Celebrated primatologist Jane Goodall will discuss her passion for nature and its inhabitants 7 p.m. tonight at the USF Sun Dome.
Best known for studying the daily life of chimpanzees in Tanzania with only binoculars and a notebook in 1960, Goodall’s observations opened debate over what exactly separates ape from man.
Christina Goldstein, the conference and events planners for the College of Arts and Sciences, said students can expect an “impactful” lecture from Goodall.
“She’s a renowned naturalist with a huge passion and experience for the world,” Goldstein said. “It’s a once in a life time opportunity to hear from a world icon.”
In her time among primates, she was first to discover chimpanzees use tools, and argued that traits, such as love or logic, are not exclusively human features.
Today, Goodall is a prominent environmentalist whom the United Nations named a Messenger of Peace in 2002.
Goodall also founded an institute that protects chimpanzees, has written over a dozen books and guest starred on “The Simpsons.” She recently celebrated her 80th birthday, but still travels 300 days a year to speak on behalf of the environment and her chimpanzee friends.
In tonight’s lecture, Goodall has planned to talk about her experiences in the jungle, as well as what students can do to live in peace with nature.
Following the lecture, students may ask Goodall questions.

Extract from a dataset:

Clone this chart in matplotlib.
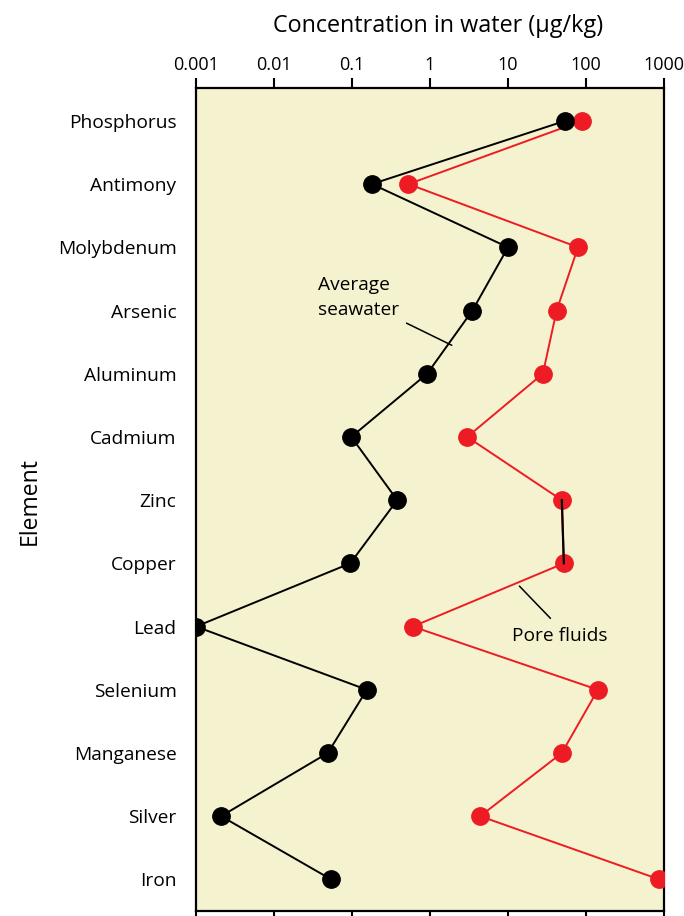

There will also be a book signing at the end, with copies of Goodall’s latest book, “Seeds of Hope: Wisdom and Wonder from the World of Plants,” available for purchase.
The focus of her latest book is botany and how the public is often unaware of how many species of plants go extinct each year.
The lecture is sponsored by the USF College of Arts and Sciences’ Frontier Forum lecture series and Center for Student Involvement’s University Lecture Series.